One example of Poka-Yoke design – SIM card slot in our mobile phones are designed in such a way that user is allowed to insert SIM card in a correct way only. There is no chance for the user to make a mistake while putting SIM card in a cell phone. This makes the design mistake proof.

The perfect example of Poka-Yoke process in software application – Outlook email attachments feature – when you type word ‘find attached’ while composing a new email and try to send it without attaching a file Microsoft will show you a popup reminder saying that you used words “find attached” in your email but did not attach any files, You may have forgotten to attach file.

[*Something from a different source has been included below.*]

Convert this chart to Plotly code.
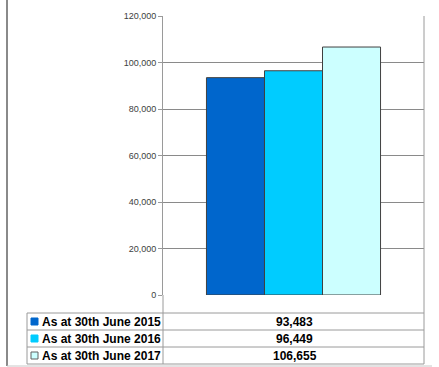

Implementation of this technique:

Below are steps to implement this process and prevent software defects:

  1. List all use cases or end-to-end cases for the application.
  2. Analyse all these use cases by asking (3 whys?) questions to understand the ways these cases can fail.
  3. Once you identify the ways these user scenarios can be wrong, design and apply a Poka-Yoke technique to avoid the possible problems. Make sure the technique designed to avoid the defect is working properly by giving errors or a warning message for incorrect input or handling of the user scenario.
  4. Once the trial is passed add this technique to the list of Poka-Yoke processes to be performed each time on new releases.
  5. Measure the success of this Poka-Yoke process. Check if this technique has really prevented or caught defects when happening.

Classification of Poka-Yoke:

1. Defect Prevention:

It is an activity in any software project to identify the root causes of defects and improve the processes to avoid introduction of defects, which helps in improving the quality of the product.

In Defect prevention phase QAs are involved in analyzing and reviewing requirement specification document. While studying these documents QAs run into different queries or ambiguous requirements. QAs & other team members need to come up with such type of queries and get these resolved from stakeholders. So based on queries raised by a team, stakeholder provide inputs & provide changed/updated requirement specification document.
Cost of fixing defects in defect prevention stage is significantly lower than the fixing in later stages.

2. Defect detection:

It is a most common task for QAs as they use various approaches and strategies for executing test cases effectively. Defects are detected by many other testing methods like the system, regression, performance testing, etc.

Bottomline:

  1. Making mistakes is totally OK – just don’t repeat them under same circumstances. Some checks or processes should be in place to avoid making same mistakes again. The Poka-Yoke technique solves this problem.
  2. The team should have strong domain knowledge in order to implement Poka-Yoke well.